Efficient Demand Side Management Using a Novel Decentralized Building Automation Algorithm

Abstract

Given its adaptable and efficient energy consuming devices during peak hours, the residential building sector is urged to take part in demand response (DR) initiatives with the use of a building energy management system (BMS). The residents of buildings with BMS enjoy secure, pleasant, and fully managed lifestyles. Although the BMS helps the building consume less energy and encourages occupant engagement in energy-saving initiatives, unwelcome interruptions and harsh instructions from the system are inconvenient for the inhabitants, which further discourages their participation in DR initiatives. Building automation control is a crucial factor for improving buildings’ energy efficiency and management, as well as improving the electricity grid’s reliability indices. Smart houses that use the right sizing procedure and energy-management techniques can help lower the demand on the entire grid and potentially sell clean energy to the utility. Recently, smart houses have been presented as an alternative to traditional power-system issues including thermal plant emissions and the risk of blackouts brought on by malfunctioning bulk plants or transmission lines. This paper describes the necessary technology requirements and presents the methodology and the decentralized building automation novel algorithm for efficient demand side management in a building management system. Human comfort aspects including thermal comfort and visual comfort were taken into consideration when selecting heating and lighting controls.
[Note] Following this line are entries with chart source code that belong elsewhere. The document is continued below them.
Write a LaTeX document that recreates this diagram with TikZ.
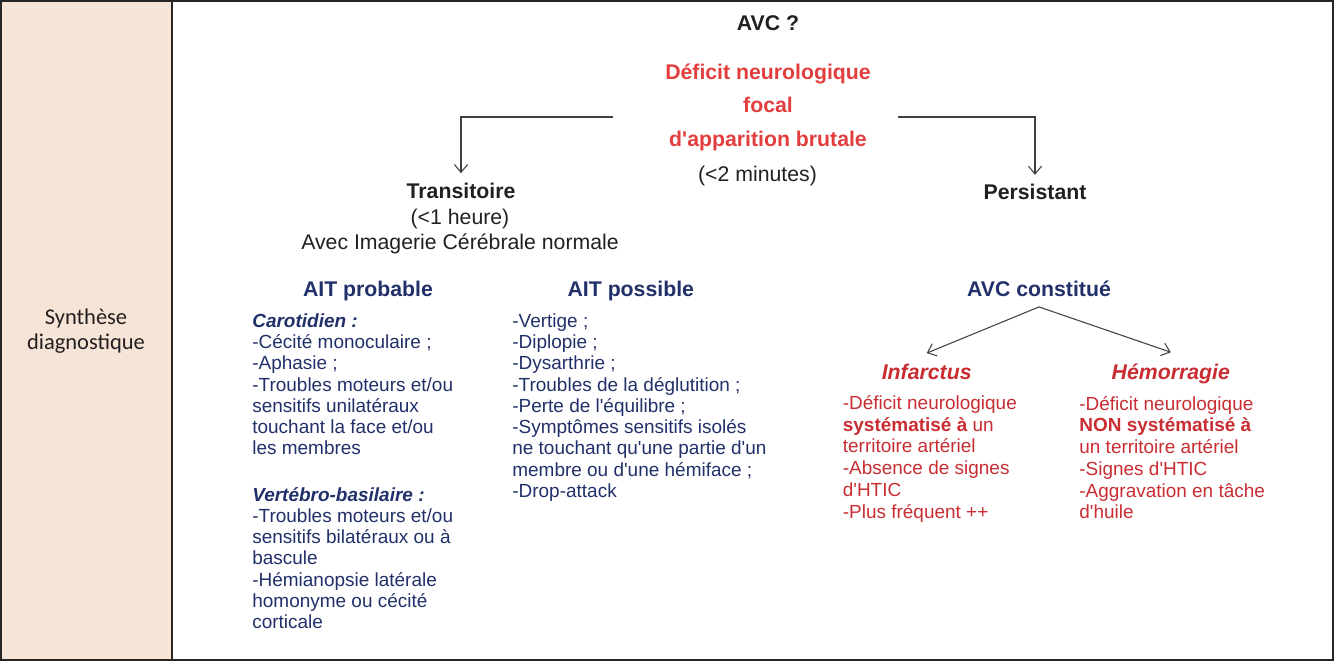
\documentclass[tikz,border=0pt]{standalone}
\usepackage{fontspec}
\setmainfont{Liberation Sans}
\newfontfamily\cellfont{Carlito}
\usetikzlibrary{arrows.meta}
\definecolor{ink}{RGB}{35,31,32}
\definecolor{navy}{RGB}{33,48,105}
\definecolor{brightred}{RGB}{226,62,62}
\definecolor{darkred}{RGB}{200,45,50}
\definecolor{peach}{RGB}{246,228,215}
\newcommand{\ap}{\textquotesingle}
\tikzset{
  arr/.style={draw=black!75, line width=0.6pt, -{Straight Barb[length=4.5pt,width=7.5pt]}},
  hdr/.style={font=\fontsize{12.1}{14}\selectfont\bfseries, anchor=base, text=ink},
  txt/.style={font=\fontsize{12.1}{14}\selectfont, anchor=base, text=ink},
  lst/.style={font=\fontsize{10.8}{12.1}\selectfont, align=left, anchor=north west, inner sep=0pt, text=navy},
  rlst/.style={lst, font=\fontsize{10.8}{12.36}\selectfont, text=darkred}
}

\begin{document}
\begin{tikzpicture}[x=0.02cm, y=-0.02cm]
  \useasboundingbox (0,0) rectangle (1334,661);
  % left cell and frame
  \fill[peach] (0,0) rectangle (172,661);
  \draw[black!85, line width=0.6pt] (172,0) -- (172,661);
  \draw[black!85, line width=0.9pt] (0.8,0.8) rectangle (1333.2,660.2);
  \node[font=\cellfont\fontsize{12.8}{14.2}\selectfont, align=center, text=ink] (synth) at (86,331) {Synthèse\\diagnostique};

  % top of the tree
  \node[hdr] (avc) at (768,31) {AVC ?};
  \node[hdr, text=brightred, align=center, anchor=north, inner sep=0pt, font=\fontsize{12.1}{18.9}\selectfont\bfseries] (deficit) at (768,56) {\strut Déficit neurologique\\focal\\d\ap apparition brutale};
  \node[txt] (mins) at (757.5,181.5) {(<2 minutes)};
  \coordinate (dl) at (613,117);
  \coordinate (dr) at (898,117);

  \node[hdr] (trans) at (461,198.3) {Transitoire};
  \node[txt] (transdur) at (460,225) {(<1 heure)};
  \node[txt] (transimg) at (460,250) {Avec Imagerie Cérébrale normale};
  \node[hdr] (pers) at (1035,200) {Persistant};
  \draw[arr] (dl) -| ([yshift=2pt]trans.north);
  \draw[arr] (dr) -| ([yshift=2pt]pers.north);

  % AIT
  \node[hdr, text=navy] (aitprob) at (368,296.7) {AIT probable};
  \node[hdr, text=navy] (aitposs) at (630.8,296.7) {AIT possible};
  \node[lst] (carot) at (252,312) {\strut\textbf{\textit{Carotidien :}}\\
    -Cécité monoculaire ;\\
    -Aphasie ;\\
    -Troubles moteurs et/ou\\
    sensitifs unilatéraux\\
    touchant la face et/ou\\
    les membres\\[14.3pt]
    \textbf{\textit{Vertébro-basilaire :}}\\
    -Troubles moteurs et/ou\\
    sensitifs bilatéraux ou à\\
    bascule\\
    -Hémianopsie latérale\\
    homonyme ou cécité\\
    corticale};
  \node[lst] (possl) at (512,312) {\strut -Vertige ;\\
    -Diplopie ;\\
    -Dysarthrie ;\\
    -Troubles de la déglutition ;\\
    -Perte de l\ap équilibre ;\\
    -Symptômes sensitifs isolés\\
    ne touchant qu\ap une partie d\ap un\\
    membre ou d\ap une hémiface ;\\
    -Drop-attack};

  % AVC constitue
  \node[hdr, text=navy] (avcc) at (1039,297) {AVC constitué};
  \coordinate (apex) at ([yshift=-2pt]avcc.south);
  \node[hdr, text=darkred, font=\fontsize{12.1}{14}\selectfont\bfseries\itshape] (inf) at (926.7,380) {Infarctus};
  \node[hdr, text=darkred, font=\fontsize{12.1}{14}\selectfont\bfseries\itshape] (hem) at (1170.8,379.3) {Hémorragie};
  \draw[arr] (apex) -- ([yshift=3pt]inf.north);
  \draw[arr] (apex) -- ([yshift=3pt]hem.north);
  \node[rlst] (infl) at (842.5,394) {\strut -Déficit neurologique\\
    \textbf{systématisé à} un\\
    territoire artériel\\
    -Absence de signes\\
    d\ap HTIC\\
    -Plus fréquent ++};
  \node[rlst] (heml) at (1079,394.7) {\strut -Déficit neurologique\\
    \textbf{NON systématisé à}\\
    un territoire artériel\\
    -Signes d\ap HTIC\\
    -Aggravation en tâche\\
    d\ap huile};
\end{tikzpicture}
\end{document}
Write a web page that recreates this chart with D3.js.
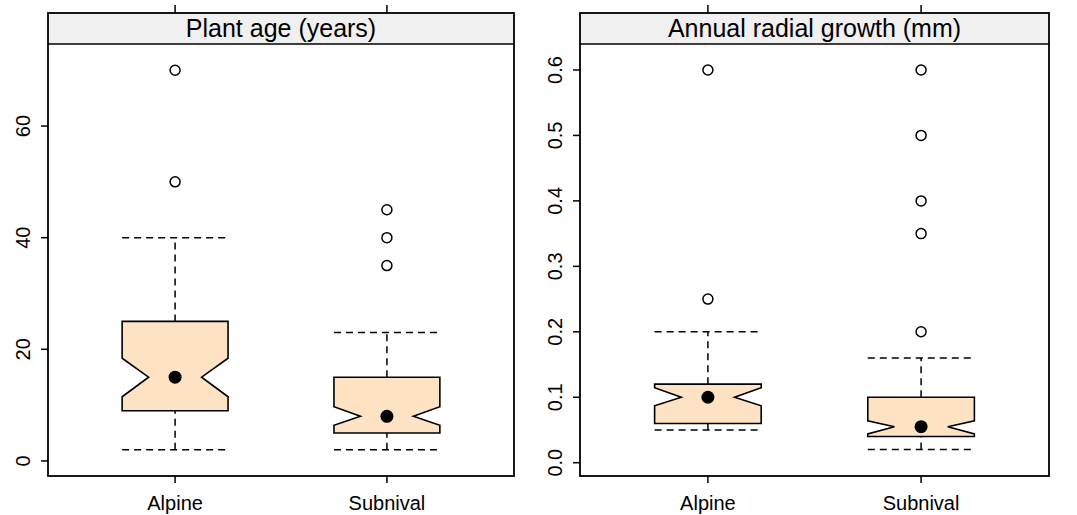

The suggested BMS relies primarily on a load-shifting technique, which moves controllable loads to low-cost periods to avoid high loading during peak hours. The model aims to minimize the individual household electricity consumption cost while considering customers’ comfort and lifestyle. All these are applied in an experimental university microgrid, and the results are presented in terms of energy saving in kWh, money in €, and working hours. The results demonstrated that the proposed approach might successfully lower energy use during the DR period and enhance occupant comfort.